In membership meetings
which journalists are not allowed to attend, AIPAC presidents have boasted
that the organization was responsible for the defeats of two of
history’s most distinguished chairmen of the Senate Foreign Relations
Committee – Democrat J. William Fulbright of Arkansas and Republican
Charles Percy of Illinois. The list of other senators and House members
for whose election defeats AIPAC takes credit is too long to recount.
There is good evidence also
that had it not been for complex maneuvers by the Israel lobby, including
encouragement of third party candidates and unrelenting partisanship by
pro-Israeli syndicated columnists and other media figures, Democratic
President Jimmy Carter probably would have been reelected in 1980, and
Republican President George Bush almost certainly would have been
reelected in 1992.
The cost to our political
system of losing national figures who refused to allow U.S. domestic
political interests to dictate U.S. foreign policy has been enormous. So
long as AIPAC and other powerful lobbies continue to thwart meaningful
efforts on behalf of campaign finance reform, Americans will continue
unknowingly paying such costs.
Finally, there is the cost
of Israel in American lives. References to the attack by Israeli aircraft
and torpedo boats on the USS Liberty in which 34 Americans were killed and
171 wounded on the fourth day of the Six-Day War of June 1967 often are
met by disbelief. Very few Americans seem to have heard of the attack on
the ship operated by the U.S. Navy for the National Security Agency to
monitor Israel and Arab military communications during the fighting.
The Israeli government
claimed it was a case of mistaken identity. The members of the crew and
other naval officers who were stationed in the Mediterranean and in
Washington at the time state that it was a deliberate attempt to sink the
ship and blame Egyptian forces for the disaster. It is the only such event
in U.S. Naval history the cause of which has never been formally
investigated either by Congress or by the Navy itself.
Major losses of American
lives at the hands of Arab forces opposing Israel are better known. These
include the loss of 141 U.S. service personnel in the bombing of the U.S.
Marine barracks in Beirut in 1984. They also include the loss of xx U.S.
diplomats and xxx local employees of the U.S. government in two bombings
of the American Embassy in Beirut. Other such events include the bombing
of the U.S. Embassy in Kuwait, the taking of U.S. hostages in Beirut of
whom three were killed, the deaths of Americans in a series of Middle East
related skyjackings, the deaths of 19 U.S. service personnel in the
bombing of the Al Khobar Towers in Saudi Arabia, and the 1997
assassination of four U.S. accountants working for an American company in
Karachi.
All of these incidents, and
many more in which Americans have died, resulted directly from one-sided
U.S. support for Israel in its refusal to participate in the
land-for-peace settlement with the Palestinians and its other Arab
neighbors envisioned in U.N. Security Council Resolution 242. The U.S. has
given lip service to that resolution since November, 1967. But in practice
the U.S. has done nothing to force Israel to comply, even though the
resolution has been accepted by the members of the League of Arab States.
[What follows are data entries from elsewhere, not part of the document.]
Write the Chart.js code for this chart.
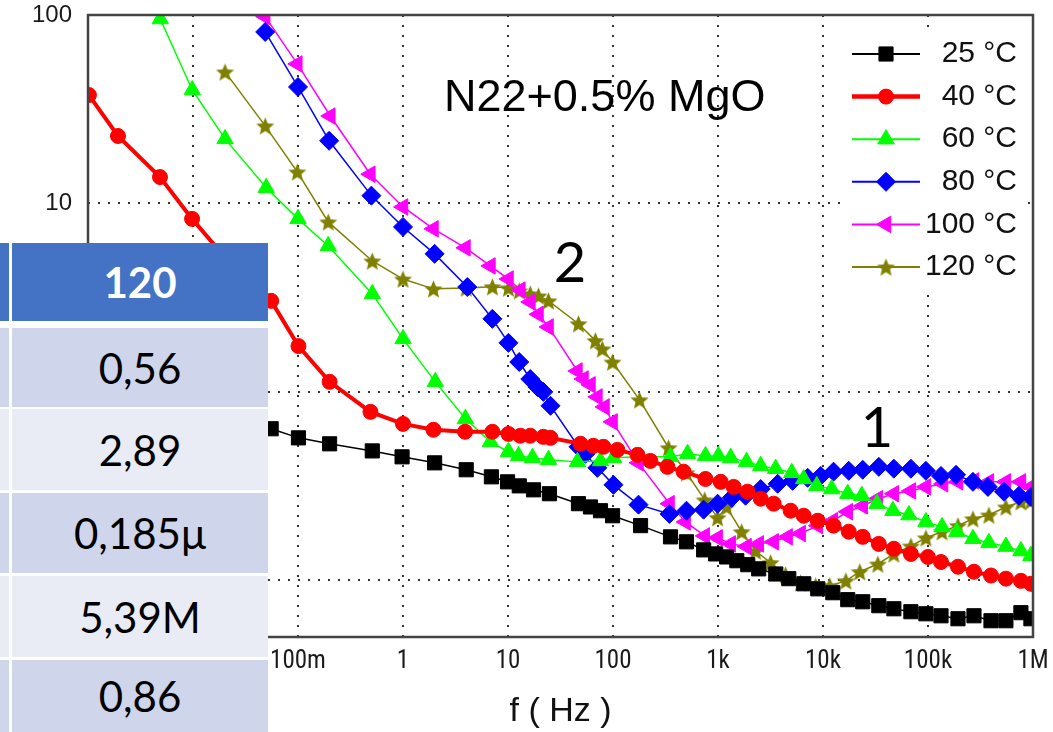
<!DOCTYPE html>
<html>
<head>
<meta charset="utf-8">
<script src="https://cdn.jsdelivr.net/npm/chart.js@4.4.0/dist/chart.umd.min.js"></script>
<style>
	html, body { margin: 0; padding: 0; background: #fff; }
	#wrap { position: relative; width: 1053px; height: 732px; overflow: hidden; }
	#chart { position: absolute; left: 0; top: 0; }
	.note { position: absolute; color: #000; line-height: 1; white-space: nowrap; }
	.title { font-family: 'Liberation Sans', Arial, sans-serif; font-size: 45px; left: 444px; top: 73px; }
	.mark { font-family: Lato, 'Open Sans', sans-serif; font-size: 56px; width: 60px; text-align: center; }
	.under { position: absolute; left: 0; top: 243px; width: 268px; height: 489px; background: #fff; }
	.cell { position: absolute; display: flex; align-items: center; justify-content: center;
		font-family: Lato, 'Open Sans', sans-serif; font-size: 42px; color: #000; }
	.head { background: #4472c4; color: #fff; font-weight: bold; }
	.dark { background: #cfd5ea; }
	.light { background: #e9ebf5; }
</style>
</head>
<body>
<div id="wrap">
	<canvas id="chart" width="1053" height="732"></canvas>

	<div class="note title">N22+0.5% MgO</div>
	<div class="note mark" style="left:540px; top:233px;">2</div>
	<div class="note mark" style="left:847px; top:398px;">1</div>

	<!-- table pasted over the left part of the plot -->
	<div class="under"></div>
	<div class="cell head" style="left:0; top:243px; width:9px; height:78px;"></div>
	<div class="cell head" style="left:12px; top:243px; width:256px; height:78px;">120</div>
	<div class="cell dark" style="left:0; top:328px; width:9px; height:79px;"></div>
	<div class="cell dark" style="left:12px; top:328px; width:256px; height:79px;">0,56</div>
	<div class="cell light" style="left:0; top:409px; width:9px; height:81px;"></div>
	<div class="cell light" style="left:12px; top:409px; width:256px; height:81px;">2,89</div>
	<div class="cell dark" style="left:0; top:493px; width:9px; height:80px;"></div>
	<div class="cell dark" style="left:12px; top:493px; width:256px; height:80px;">0,185μ</div>
	<div class="cell light" style="left:0; top:576px; width:9px; height:81px;"></div>
	<div class="cell light" style="left:12px; top:576px; width:256px; height:81px;">5,39M</div>
	<div class="cell dark" style="left:0; top:660px; width:9px; height:72px;"></div>
	<div class="cell dark" style="left:12px; top:660px; width:256px; height:72px;">0,86</div>
</div>

<script>
// frequency (Hz) and |Z| readings for each temperature
const f25 = [0.0555, 0.101, 0.20, 0.51, 0.98, 2.0, 4.0, 6.95, 9.9, 12.8, 17.5, 24.8, 46.9, 61, 76, 99, 183, 353, 501, 730, 949, 1208, 1510, 1920, 2440, 3550, 4720, 6560, 8920, 12400, 17200, 23900, 34000, 47300, 68700, 95500, 133000, 193000, 274000, 398000, 552000, 767000, 955000];
const z25 = [0.637, 0.570, 0.530, 0.486, 0.452, 0.420, 0.386, 0.354, 0.333, 0.317, 0.302, 0.288, 0.255, 0.245, 0.234, 0.220, 0.195, 0.170, 0.160, 0.145, 0.138, 0.133, 0.127, 0.121, 0.115, 0.108, 0.102, 0.0958, 0.0901, 0.0859, 0.0789, 0.0769, 0.0733, 0.0706, 0.0681, 0.0664, 0.0648, 0.0625, 0.0648, 0.061, 0.061, 0.0673, 0.0625];

const f40 = [0.00102, 0.00193, 0.00485, 0.0098, 0.0216, 0.0555, 0.101, 0.20, 0.49, 1.0, 1.95, 3.9, 7.1, 10.1, 13.1, 16.3, 21.7, 25.4, 49, 65, 81, 110, 171, 227, 330, 470, 760, 1060, 1410, 1910, 2550, 3390, 4920, 6550, 8920, 12600, 17600, 23900, 34000, 47300, 68700, 99800, 133000, 193000, 274000, 398000, 552000, 767000, 955000];
const z40 = [37.6, 22.8, 13.8, 8.28, 4.95, 3.04, 1.75, 1.13, 0.783, 0.676, 0.629, 0.614, 0.614, 0.598, 0.585, 0.585, 0.577, 0.570, 0.530, 0.517, 0.511, 0.492, 0.463, 0.430, 0.400, 0.377, 0.345, 0.333, 0.313, 0.295, 0.271, 0.255, 0.234, 0.220, 0.207, 0.195, 0.181, 0.170, 0.156, 0.147, 0.138, 0.133, 0.125, 0.118, 0.111, 0.106, 0.102, 0.0993, 0.0958];

const f60 = [0.00488, 0.00984, 0.0202, 0.0498, 0.1, 0.194, 0.51, 1.0, 2.03, 3.93, 6.8, 10.1, 12.6, 17.1, 24.3, 45.8, 76, 101, 183, 353, 513, 760, 1010, 1320, 1870, 2550, 3540, 5040, 6550, 8710, 12100, 17200, 23400, 32600, 46300, 65800, 95500, 136000, 188000, 268000, 380000, 552000, 767000, 955000];
const z60 = [95.2, 40.0, 22.0, 12.1, 8.28, 5.95, 3.31, 1.91, 1.13, 0.719, 0.543, 0.481, 0.457, 0.447, 0.436, 0.425, 0.430, 0.447, 0.452, 0.452, 0.469, 0.457, 0.457, 0.447, 0.425, 0.405, 0.391, 0.372, 0.345, 0.317, 0.305, 0.288, 0.281, 0.255, 0.234, 0.222, 0.204, 0.192, 0.181, 0.166, 0.158, 0.151, 0.143, 0.135];

const f80 = [0.0487, 0.1, 0.198, 0.5, 1.0, 2.0, 4.1, 7.1, 10.1, 12.8, 16.3, 19.1, 21.7, 25.4, 46.9, 54.7, 71, 101, 175, 345, 501, 730, 991, 1350, 1830, 2550, 3700, 5140, 7140, 9500, 12600, 17600, 23900, 34000, 47300, 68700, 95500, 133000, 185000, 268000, 372000, 530000, 736000, 955000];
const z80 = [81.3, 41.5, 21.5, 11.0, 7.5, 5.4, 3.6, 2.44, 1.82, 1.44, 1.17, 1.06, 1.0, 0.843, 0.511, 0.469, 0.395, 0.321, 0.252, 0.225, 0.234, 0.237, 0.255, 0.274, 0.281, 0.305, 0.325, 0.337, 0.350, 0.358, 0.377, 0.381, 0.386, 0.400, 0.391, 0.391, 0.381, 0.358, 0.363, 0.333, 0.313, 0.295, 0.281, 0.277];

const f100 = [0.0487, 0.0985, 0.203, 0.488, 1.0, 1.95, 3.93, 6.8, 10.1, 13.1, 16.3, 19.5, 24.3, 45.8, 52.3, 61, 71, 83, 99, 175, 345, 491, 747, 991, 1320, 1870, 2440, 3390, 4600, 6120, 8920, 12400, 17200, 23900, 33300, 47300, 68700, 95500, 139000, 193000, 274000, 380000, 552000, 767000, 955000];
const z100 = [98, 55, 29.1, 14.3, 9.58, 7.33, 5.81, 4.66, 3.97, 3.47, 3.0, 2.58, 2.21, 1.29, 1.17, 1.09, 0.94, 0.832, 0.693, 0.420, 0.255, 0.204, 0.172, 0.168, 0.156, 0.151, 0.156, 0.160, 0.170, 0.177, 0.195, 0.207, 0.231, 0.248, 0.271, 0.288, 0.298, 0.313, 0.325, 0.333, 0.337, 0.333, 0.333, 0.333, 0.313];

const f120 = [0.0202, 0.0487, 0.0985, 0.194, 0.51, 1.0, 1.95, 4.0, 7.1, 10.1, 12.8, 16.3, 19.5, 24.3, 46.9, 68, 79, 99, 179, 338, 501, 747, 991, 1208, 1680, 2280, 3170, 4400, 6120, 8510, 11600, 16500, 22400, 33300, 47300, 68700, 95500, 136000, 193000, 268000, 380000, 552000, 767000, 955000];
const z120 = [49.9, 25.8, 14.7, 7.98, 4.95, 3.97, 3.52, 3.56, 3.61, 3.56, 3.44, 3.31, 3.23, 3.04, 2.30, 1.87, 1.69, 1.44, 0.907, 0.505, 0.372, 0.267, 0.215, 0.245, 0.181, 0.143, 0.124, 0.107, 0.097, 0.0935, 0.0935, 0.0993, 0.111, 0.122, 0.138, 0.152, 0.168, 0.181, 0.195, 0.212, 0.222, 0.245, 0.261, 0.264];

const seriesLabels = ['25 °C', '40 °C', '60 °C', '80 °C', '100 °C', '120 °C'];

const xTickValues = [1e-3, 1e-2, 0.1, 1, 10, 100, 1e3, 1e4, 1e5, 1e6];
const xTickLabels = ['1m', '10m', '100m', '1', '10', '100', '1k', '10k', '100k', '1M'];
const yTickValues = [0.1, 1, 10, 100];
const yTickLabels = ['100m', '1', '10', '100'];

const FONT = "'Liberation Sans', Arial, sans-serif";
const NARROW = "'Roboto Condensed', 'Liberation Sans', sans-serif";

function makeStar(color, size) {
	const c = document.createElement('canvas');
	c.width = c.height = size;
	const g = c.getContext('2d');
	const r = size / 2, ri = r * 0.45;
	g.beginPath();
	for (let i = 0; i < 10; i++) {
		const a = -Math.PI / 2 + i * Math.PI / 5;
		const rr = i % 2 ? ri : r;
		g.lineTo(r + rr * Math.cos(a), r + 1 + rr * Math.sin(a));
	}
	g.closePath();
	g.fillStyle = color;
	g.fill();
	return c;
}

const looks = [
	{ color: '#000000', style: 'rect', radius: 10, rotation: 0, line: 1.5 },
	{ color: '#ff0000', style: 'circle', radius: 7.5, rotation: 0, line: 4 },
	{ color: '#00ff00', style: 'triangle', radius: 9.5, rotation: 0, line: 1.5 },
	{ color: '#0000ff', style: 'rectRot', radius: 9.5, rotation: 0, line: 1.5 },
	{ color: '#ff00ff', style: 'triangle', radius: 9.5, rotation: -90, line: 1.5 },
	{ color: '#808000', style: makeStar('#808000', 19), radius: 9, rotation: 0, line: 1.5 }
];

const pairs = [[f25, z25], [f40, z40], [f60, z60], [f80, z80], [f100, z100], [f120, z120]];

const datasets = pairs.map(([fs, zs], k) => ({
	label: seriesLabels[k],
	data: fs.map((f, i) => ({ x: f, y: zs[i] })),
	borderColor: looks[k].color,
	backgroundColor: looks[k].color,
	borderWidth: looks[k].line,
	pointStyle: looks[k].style,
	pointRotation: looks[k].rotation,
	pointRadius: looks[k].radius,
	pointBorderWidth: 1,
	pointBorderColor: looks[k].color,
	pointBackgroundColor: looks[k].color,
	tension: 0
}));

// white legend box, legend rows and the frame round the plot
const boxAndFrame = {
	id: 'boxAndFrame',
	afterDatasetsDraw(chart) {
		const { ctx, chartArea: a } = chart;
		ctx.save();
		const bx = a.right - 193;
		ctx.fillStyle = '#fff';
		ctx.fillRect(bx, a.top + 13, 186, 262);

		for (let k = 0; k < looks.length; k++) {
			const y = a.top + 39 + k * 42.6;
			const lk = looks[k];
			ctx.strokeStyle = lk.color;
			ctx.fillStyle = lk.color;
			ctx.lineWidth = lk.line + 0.5;
			ctx.beginPath();
			ctx.moveTo(bx + 12, y);
			ctx.lineTo(bx + 80, y);
			ctx.stroke();
			ctx.lineWidth = 1;
			Chart.helpers.drawPoint(ctx, {
				pointStyle: lk.style, rotation: lk.rotation, radius: lk.radius, borderWidth: 1
			}, bx + 46, y);
			ctx.fillStyle = '#111';
			ctx.font = '30px ' + FONT;
			ctx.textAlign = 'right';
			ctx.textBaseline = 'middle';
			ctx.fillText(seriesLabels[k], a.right - 16, y);
		}

		ctx.strokeStyle = '#444';
		ctx.lineWidth = 2.5;
		ctx.strokeRect(a.left, a.top, a.right - a.left, a.bottom - a.top);
		ctx.restore();
	}
};

new Chart(document.getElementById('chart'), {
	type: 'line',
	data: { datasets: datasets },
	options: {
		responsive: false,
		animation: false,
		devicePixelRatio: 1,
		layout: { padding: { top: 15, right: 20, left: 0, bottom: 0 } },
		plugins: { legend: { display: false }, tooltip: { enabled: false } },
		scales: {
			x: {
				type: 'logarithmic',
				min: 1e-3,
				max: 1e6,
				afterFit(s) { s.height = 95; s.paddingLeft = 0; s.paddingRight = 0; },
				afterBuildTicks(s) { s.ticks = xTickValues.map(v => ({ value: v })); },
				ticks: {
					callback: (v, i) => xTickLabels[i],
					font: { family: NARROW, size: 25 },
					color: '#1a1a1a',
					padding: 10,
					maxRotation: 0,
					autoSkip: false
				},
				grid: { color: '#333', lineWidth: 2, drawTicks: false },
				border: { display: false, dash: [2, 8] },
				title: {
					display: true,
					text: 'f ( Hz )',
					font: { family: FONT, size: 34 },
					color: '#111',
					padding: { top: 0, bottom: 0 }
				}
			},
			y: {
				type: 'logarithmic',
				min: 0.05,
				max: 100,
				afterFit(s) { s.width = 88; s.paddingTop = 0; s.paddingBottom = 0; },
				afterBuildTicks(s) { s.ticks = yTickValues.map(v => ({ value: v })); },
				ticks: {
					callback: (v, i) => yTickLabels[i],
					font: { family: FONT, size: 24 },
					color: '#1a1a1a',
					padding: 16,
					autoSkip: false
				},
				grid: { color: '#333', lineWidth: 2, drawTicks: false },
				border: { display: false, dash: [2, 8] }
			}
		}
	},
	plugins: [boxAndFrame]
});
</script>
</body>
</html>
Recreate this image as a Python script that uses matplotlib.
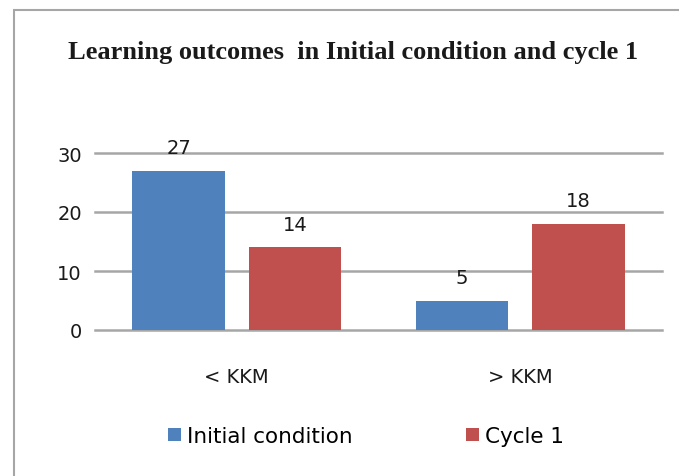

That U.S. hypocrisy fuels rage and frustration throughout the Middle East
and South Asia which will continue to take a toll of American lives until
Israel finally gives back the lands it occupied in 1967, or the U.S. stops
subsidizing Israeli intransigence.
Claims that there are
positive aspects of the U.S.-Israeli relationship seldom stand up to
scrutiny. During the Reagan administration it was labeled for the first
time a "strategic relationship" conferring benefits on the U.S.
as well as on Israel. The idea that Israel – smaller in both area and
population than Hong Kong – can offer the United States benefits
sufficient to offset the hostility that relationship arouses among 250
million Arabs living in a 4,000-mile strategic swath of territory
stretching from Morocco to Oman is ludicrous. It becomes even more
ludicrous when one realizes that the relationship also has alienated
another 750 million Muslims who, together with the Arabs, control more
than 60 percent of the world’s proven oil and gas reserves.
Apologists for Israel also
describe the U.S.-Israeli cooperation in weapons development. The fact is
that the one or two successful joint weapons programs have been largely
U.S. financed, while for their part the Israelis have repeatedly sold to
rogue nations U.S. weapons turned over at no cost to Israel.
It is a sad but proven fact
that the Israeli government also has obtained secret U.S. military
technology which Israel has sold to other countries. For example, after
the U.S. sent Patriot missile defense batteries on an emergency basis to
help defend Israel during the Gulf War, the Israelis seem to have sold the
Patriot missile technology to China, according to the U.S. State
Department’s inspector general. As a result, the U.S. has been forced to
develop a whole new generation of missile technology able to penetrate the
defenses China has developed as a result of the Israeli treachery.
Perhaps the most
hypocritical rationalization offered by friends of Israel is that U.S.
special treatment is justified because Israel is "the Middle East’s
only working democracy" and that Israel and the U.S. have many basic
institutions in common. In fact, Israeli democracy does not work for
non-Jews. In contrast to the United States, where by law all citizens have
equal rights regardless of religion or ethnic origin, Muslim and Christian
citizens of Israel do not have equal rights with regards to military
service, the extensive social benefits available to veterans of Israeli
military service, or even in terms of Israeli tax rates imposed on Arab
citizens and Israeli government expenditures in Arab communities within
Israel.
Further, Israeli
citizenship is not available to the Muslim and Christian Palestinians
driven from their homes in Israel in 1948, nor to their descendants. But a
Jew, born anywhere in the world, can have Israeli citizenship for the
asking.
Perhaps most shocking is
the little-known fact that by now 90 percent of the land in Israel proper
is held under restrictive covenants barring non-Jews, even those with
Israeli citizenship, from owning the land or from earning a living on it.
Unfortunately, the land held under such covenants is increasing, not
decreasing. It would be difficult, therefore, to find two countries more
profoundly different in their approaches to basic questions of citizenship
and civil and human rights as are the United States and Israel.